**Short exercise**:
Only the lines from the top of the listing below to the line that has "ax.spines['right'].set_bounds(e_hydrogen[-1], YMAX)" should be echoed, with both ends kept and pictures left out.

**Data excerpt**:
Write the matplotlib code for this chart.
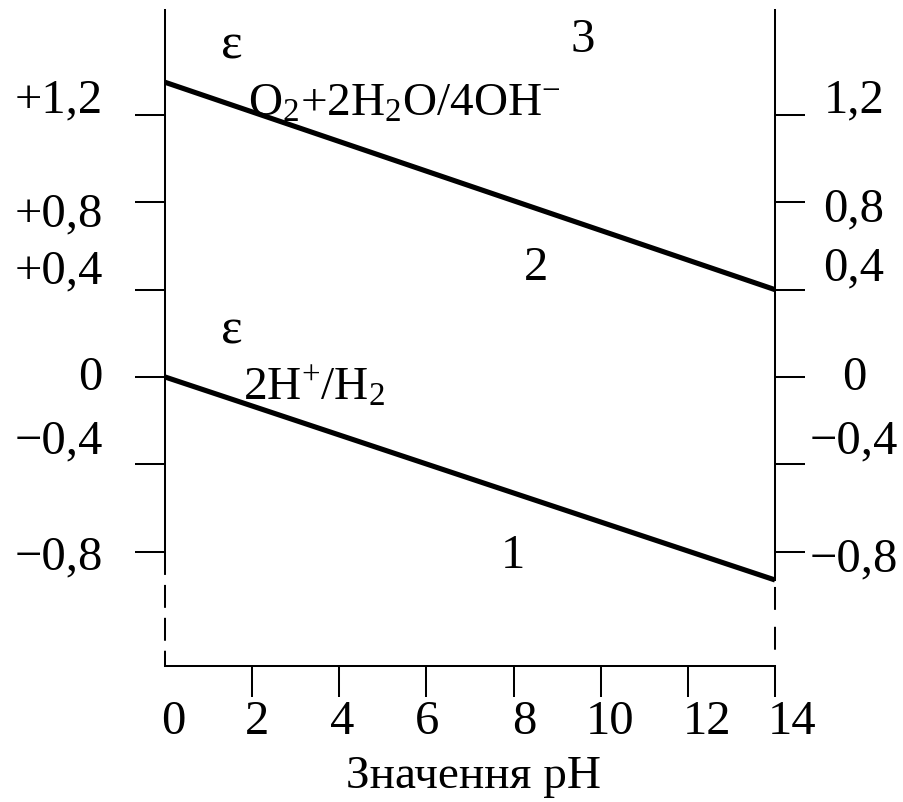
import matplotlib
matplotlib.use("Agg")
import matplotlib.pyplot as plt

# ---- data ----
ph = [0, 14]
e_oxygen = [1.35, 0.40]      # O2+2H2O/4OH- line
e_hydrogen = [0.0, -0.93]    # 2H+/H2 line

x_ticks = [2, 4, 6, 8, 10, 12, 14]
x_tick_labels = ["0", "2", "4", "6", "8", "10", "12", "14"]
y_ticks = [1.2, 0.8, 0.4, 0.0, -0.4, -0.8]
y_left_labels = ["+1,2", "+0,8", "+0,4", "0", "\u22120,4", "\u22120,8"]
y_right_labels = ["1,2", "0,8", "0,4", "0", "\u22120,4", "\u22120,8"]

# ---- layout (label placement) ----
xlab_pos = [0.18, 2.11, 4.06, 6.02, 8.24, 10.21, 12.44, 14.39]
ylab_left_pos = [1.27, 0.75, 0.49, 0.0, -0.29, -0.82]
ylab_right_pos = [1.27, 0.77, 0.50, 0.0, -0.29, -0.83]
YMIN, YMAX = -1.324, 1.681

plt.rcParams['font.family'] = ['Liberation Serif', 'DejaVu Serif']
plt.rcParams['mathtext.fontset'] = 'custom'
plt.rcParams['mathtext.rm'] = 'Liberation Serif'
plt.rcParams['mathtext.it'] = 'Liberation Serif:italic'
plt.rcParams['lines.scale_dashes'] = False

fig = plt.figure(figsize=(9.04, 8.03), dpi=100)
ax = fig.add_axes([165/904, 1 - 667/803, 610/904, 656/803])
ax.set_xlim(0, 14)
ax.set_ylim(YMIN, YMAX)

alw = 1.45
ax.spines['top'].set_visible(False)
for s in ['left', 'right', 'bottom']:
    ax.spines[s].set_linewidth(alw)
ax.spines['left'].set_bounds(y_ticks[-1], YMAX)
ax.spines['right'].set_bounds(e_hydrogen[-1], YMAX)

# dashed lower parts of vertical axes
ax.plot([0, 0], [y_ticks[-1], YMIN], color='black', lw=alw,
        dashes=(16.5, 7.2), clip_on=False, solid_capstyle='butt')
ax.plot([14, 14], [e_hydrogen[-1], YMIN], color='black', lw=alw,
        dashes=(0, 5, 16.5, 7.2), clip_on=False)

# ticks
ax.set_xticks(x_ticks)
ax.set_xticklabels([])
ax.set_yticks(y_ticks)
ax.set_yticklabels([])
ax.tick_params(axis='x', direction='out', length=22, width=alw)
ax.tick_params(axis='y', direction='out', length=21.5, width=alw,
               left=True, right=True)

# lines
ax.plot(ph, e_oxygen, color='black', lw=3.7, solid_capstyle='butt', clip_on=False)
ax.plot(ph, e_hydrogen, color='black', lw=3.7, solid_capstyle='butt', clip_on=False)

fs = 35
# tick labels
for xp, lab in zip(xlab_pos, x_tick_labels):
    ax.text(xp, (378 - 722) / 218.3, lab, ha='center', va='center', fontsize=fs)
ytr = ax.get_yaxis_transform()
for yp, lab in zip(ylab_left_pos, y_left_labels):
    ax.text((103 - 165) / 610, yp, lab, ha='right', va='center', fontsize=fs,
            transform=ytr)
for yp, lab in zip(ylab_right_pos, y_right_labels):
    ax.text((854 - 165) / 610, yp, lab, ha='center', va='center', fontsize=fs,
            transform=ytr)

# annotations
ax.text(1.54, 1.52, "\u03b5", ha='center', va='center', fontsize=37)
ax.text(9.59, 1.546, "3", ha='center', va='center', fontsize=fs)
ax.text(1.9, 1.20, r"$\mathrm{O_2{+}2H_2O/4OH^{-}}$", ha='left', va='baseline',
        fontsize=34)
ax.text(8.51, 0.505, "2", ha='center', va='center', fontsize=fs)
ax.text(1.54, 0.216, "\u03b5", ha='center', va='center', fontsize=37)
ax.text(1.8, -0.10, r"$\mathrm{2H^{+}/H_2}$", ha='left', va='baseline', fontsize=34)
ax.text(7.99, -0.817, "1", ha='center', va='center', fontsize=fs)

ax.text(7.09, (378 - 777) / 218.3, "Значення pH", ha='center', va='center',
        fontsize=34)

fig.savefig("out.png", dpi=100)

**Output for this exercise**:
Write the matplotlib code for this chart.
import matplotlib
matplotlib.use("Agg")
import matplotlib.pyplot as plt

# ---- data ----
ph = [0, 14]
e_oxygen = [1.35, 0.40]      # O2+2H2O/4OH- line
e_hydrogen = [0.0, -0.93]    # 2H+/H2 line

x_ticks = [2, 4, 6, 8, 10, 12, 14]
x_tick_labels = ["0", "2", "4", "6", "8", "10", "12", "14"]
y_ticks = [1.2, 0.8, 0.4, 0.0, -0.4, -0.8]
y_left_labels = ["+1,2", "+0,8", "+0,4", "0", "\u22120,4", "\u22120,8"]
y_right_labels = ["1,2", "0,8", "0,4", "0", "\u22120,4", "\u22120,8"]

# ---- layout (label placement) ----
xlab_pos = [0.18, 2.11, 4.06, 6.02, 8.24, 10.21, 12.44, 14.39]
ylab_left_pos = [1.27, 0.75, 0.49, 0.0, -0.29, -0.82]
ylab_right_pos = [1.27, 0.77, 0.50, 0.0, -0.29, -0.83]
YMIN, YMAX = -1.324, 1.681

plt.rcParams['font.family'] = ['Liberation Serif', 'DejaVu Serif']
plt.rcParams['mathtext.fontset'] = 'custom'
plt.rcParams['mathtext.rm'] = 'Liberation Serif'
plt.rcParams['mathtext.it'] = 'Liberation Serif:italic'
plt.rcParams['lines.scale_dashes'] = False

fig = plt.figure(figsize=(9.04, 8.03), dpi=100)
ax = fig.add_axes([165/904, 1 - 667/803, 610/904, 656/803])
ax.set_xlim(0, 14)
ax.set_ylim(YMIN, YMAX)

alw = 1.45
ax.spines['top'].set_visible(False)
for s in ['left', 'right', 'bottom']:
    ax.spines[s].set_linewidth(alw)
ax.spines['left'].set_bounds(y_ticks[-1], YMAX)
ax.spines['right'].set_bounds(e_hydrogen[-1], YMAX)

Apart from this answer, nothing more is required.